Reproduce each line from the records that holds "matplotlib".

• **SUPPLIED MATERIAL**
»»
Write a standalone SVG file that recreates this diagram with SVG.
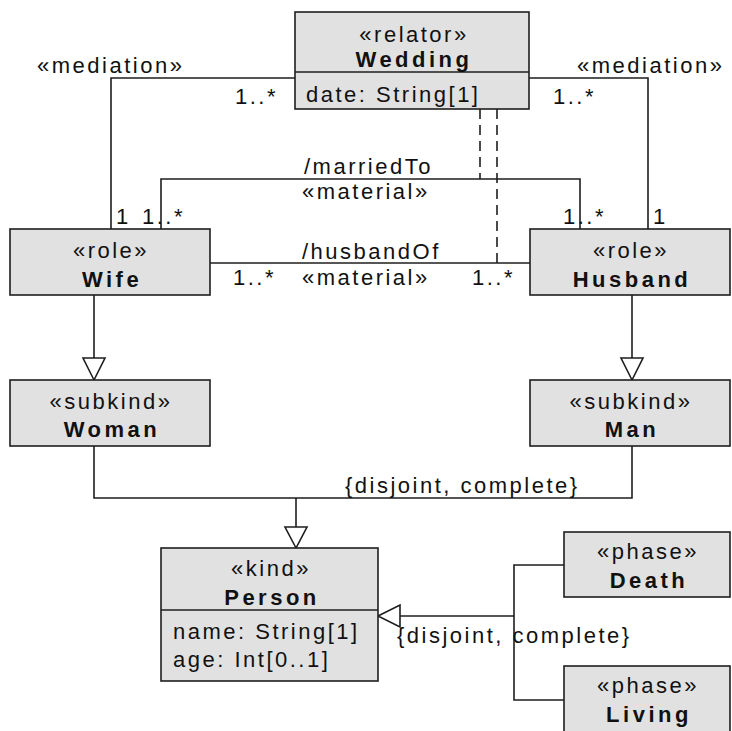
««
»»
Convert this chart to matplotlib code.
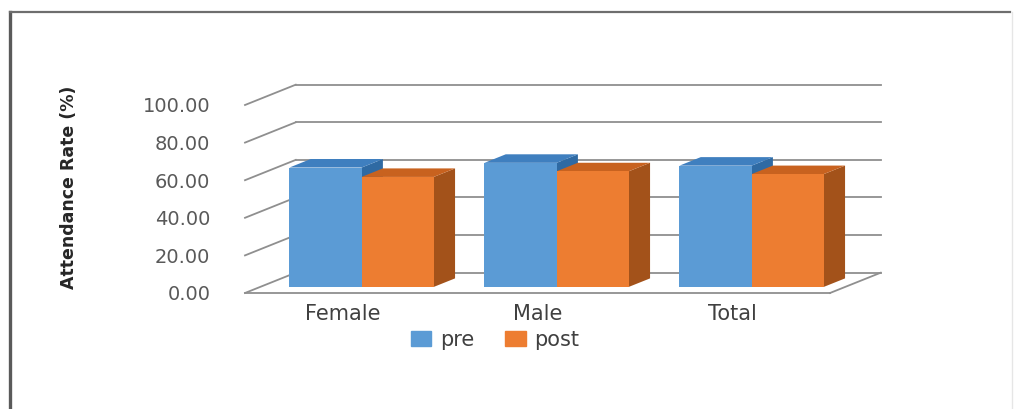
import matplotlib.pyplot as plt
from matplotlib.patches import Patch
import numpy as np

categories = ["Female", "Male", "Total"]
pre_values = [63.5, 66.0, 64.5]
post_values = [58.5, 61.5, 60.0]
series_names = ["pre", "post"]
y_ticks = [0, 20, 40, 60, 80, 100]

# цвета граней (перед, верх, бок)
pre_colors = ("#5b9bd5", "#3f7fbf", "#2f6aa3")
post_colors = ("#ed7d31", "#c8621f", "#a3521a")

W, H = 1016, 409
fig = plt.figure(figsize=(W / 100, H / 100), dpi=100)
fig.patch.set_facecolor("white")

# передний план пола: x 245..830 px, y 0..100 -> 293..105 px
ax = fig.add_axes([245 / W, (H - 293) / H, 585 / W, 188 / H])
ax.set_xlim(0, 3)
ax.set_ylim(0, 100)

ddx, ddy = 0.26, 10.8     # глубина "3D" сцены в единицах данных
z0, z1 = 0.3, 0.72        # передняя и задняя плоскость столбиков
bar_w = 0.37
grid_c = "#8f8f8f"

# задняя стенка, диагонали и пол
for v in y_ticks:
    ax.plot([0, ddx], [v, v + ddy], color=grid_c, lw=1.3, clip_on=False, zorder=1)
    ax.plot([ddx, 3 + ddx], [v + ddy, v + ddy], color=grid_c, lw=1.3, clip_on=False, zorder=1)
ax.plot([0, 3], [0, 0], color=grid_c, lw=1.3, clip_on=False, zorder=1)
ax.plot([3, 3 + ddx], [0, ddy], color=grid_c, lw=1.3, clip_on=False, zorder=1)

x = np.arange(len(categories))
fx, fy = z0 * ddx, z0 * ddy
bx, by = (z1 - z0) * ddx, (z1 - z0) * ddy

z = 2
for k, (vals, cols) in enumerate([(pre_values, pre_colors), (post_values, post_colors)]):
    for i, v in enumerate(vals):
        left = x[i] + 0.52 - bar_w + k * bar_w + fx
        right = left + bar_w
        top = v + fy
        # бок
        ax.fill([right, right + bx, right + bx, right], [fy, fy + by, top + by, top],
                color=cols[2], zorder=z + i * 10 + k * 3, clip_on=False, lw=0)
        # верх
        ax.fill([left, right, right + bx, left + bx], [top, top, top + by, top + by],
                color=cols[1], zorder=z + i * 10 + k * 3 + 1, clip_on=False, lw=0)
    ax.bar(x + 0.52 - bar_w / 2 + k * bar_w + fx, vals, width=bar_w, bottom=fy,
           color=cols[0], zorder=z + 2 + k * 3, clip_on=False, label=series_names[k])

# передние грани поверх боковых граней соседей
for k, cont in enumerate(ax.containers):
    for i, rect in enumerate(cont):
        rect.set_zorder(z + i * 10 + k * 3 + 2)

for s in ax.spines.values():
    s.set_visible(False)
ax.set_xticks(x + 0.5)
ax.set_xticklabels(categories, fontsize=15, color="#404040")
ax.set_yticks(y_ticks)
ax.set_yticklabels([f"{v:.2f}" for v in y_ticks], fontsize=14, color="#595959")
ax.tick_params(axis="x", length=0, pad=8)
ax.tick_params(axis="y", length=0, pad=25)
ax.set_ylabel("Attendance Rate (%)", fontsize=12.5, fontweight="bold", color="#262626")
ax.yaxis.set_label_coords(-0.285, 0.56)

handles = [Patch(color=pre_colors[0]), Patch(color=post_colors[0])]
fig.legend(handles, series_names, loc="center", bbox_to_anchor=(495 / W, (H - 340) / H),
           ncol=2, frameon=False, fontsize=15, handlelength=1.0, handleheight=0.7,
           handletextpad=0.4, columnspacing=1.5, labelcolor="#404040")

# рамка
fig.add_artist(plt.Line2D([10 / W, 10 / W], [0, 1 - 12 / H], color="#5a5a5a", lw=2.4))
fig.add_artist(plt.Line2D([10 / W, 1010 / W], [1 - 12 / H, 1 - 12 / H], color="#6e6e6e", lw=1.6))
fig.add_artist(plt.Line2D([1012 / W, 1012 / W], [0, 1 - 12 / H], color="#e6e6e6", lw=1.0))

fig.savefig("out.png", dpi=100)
««
• **WRITTEN REPLY**
Convert this chart to matplotlib code.
import matplotlib.pyplot as plt
from matplotlib.patches import Patch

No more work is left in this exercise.